È insomma la vittoria dell’inglese maccheronico, l’inevitabile risultato della globalizzazione, anche se può venire il dubbio se sia nato prima l’uovo o la gallina: è stata la globalizzazione a portare il "globish", o il "globish" che ha portato la globalizzazione? Come che sia, l’inglese per tutti trionfa perché l’inglese dei madre lingua creava complicazioni anche a loro stessi. "Due popoli divisi dalla stessa lingua", la celebre battuta di Oscar Wilde su inglesi e americani, è bene illustrata dalla vecchia storiella di due bianchi che si perdono, ognuno per proprio conto, nell’Africa nera e, dopo mesi di stenti e pericoli, finalmente si incontrano in una radura. Si abbracciano emozionati, poi uno dei due comincia a parlare. L’altro lo guarda interdetto, senza capire una parola. Allora sillaba lentamente, gesticolando per dare enfasi alle sue parole: "I-am-American. Where-are-you-from?" E l’altro esterrefatto: "Liverpool". Con il "globish", non si rischiano simili equivoci.

Il paradosso è che, mentre trionfa l’inglese semplificato, in Inghilterra viene istituita per la prima volta un’Academy of English, in difesa della lingua della regina, minacciata dagli slang creati dal multiculturalismo, il Chinglish dei cinesi, lo Spanglish degli ispanici, il Franglish dei francesi, e così via. E negli Stati Uniti l’inglese, o l’americano che dir si voglia, perde terreno davanti all’avanzata dello spagnolo, del tagalog filippino, del cinese, del coreano: nel 1980, soltanto 23 milioni di americani parlavano una lingua diversa dall’inglese; nel 2007 sono diventati 55 milioni, e continuano a crescere. Sempre più gente parla il "broken English" su cui ironizza il principe Carlo, sempre di meno parla il "Queen’s English", l’inglese forbito e perfetto di Sua Maestà.

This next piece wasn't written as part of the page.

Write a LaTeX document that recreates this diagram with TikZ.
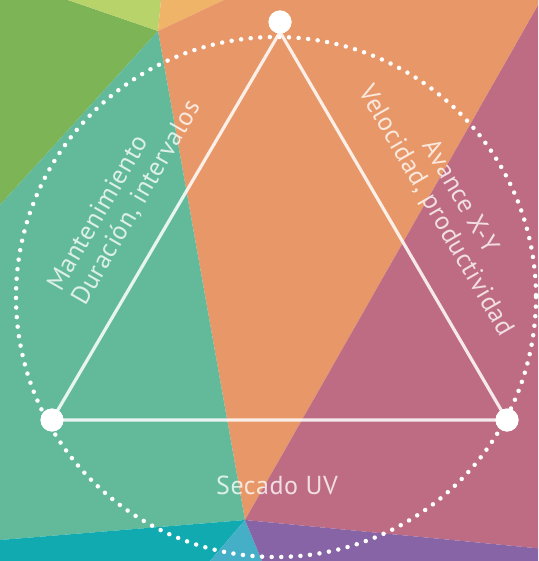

L’autore di Globish racconta che ogni venerdì sera, nel campus dell’università di Pechino, qualche centinaio di studenti si riuniscono sotto gli alberi di pino di una piazza ribattezzata English Corner, per fare "conversazione in inglese". Parlano, in modo primitivo, di David Beckham e Paris Hilton, ripetono frasi fatte, si scambiano gentilezze a base di "please" e "thank you", per concludere tutti in coro con un entusiastico: "Yes, we can". Forse vogliono dire che anche la Cina, un giorno, potrà diventare libera e democratica. Ma per il momento intendono qualcosa di infinitamente meno complicato, sebbene non meno importante come segno di cambiamento: sì, anche noi possiamo parlare in inglese. Sorry, in "globish".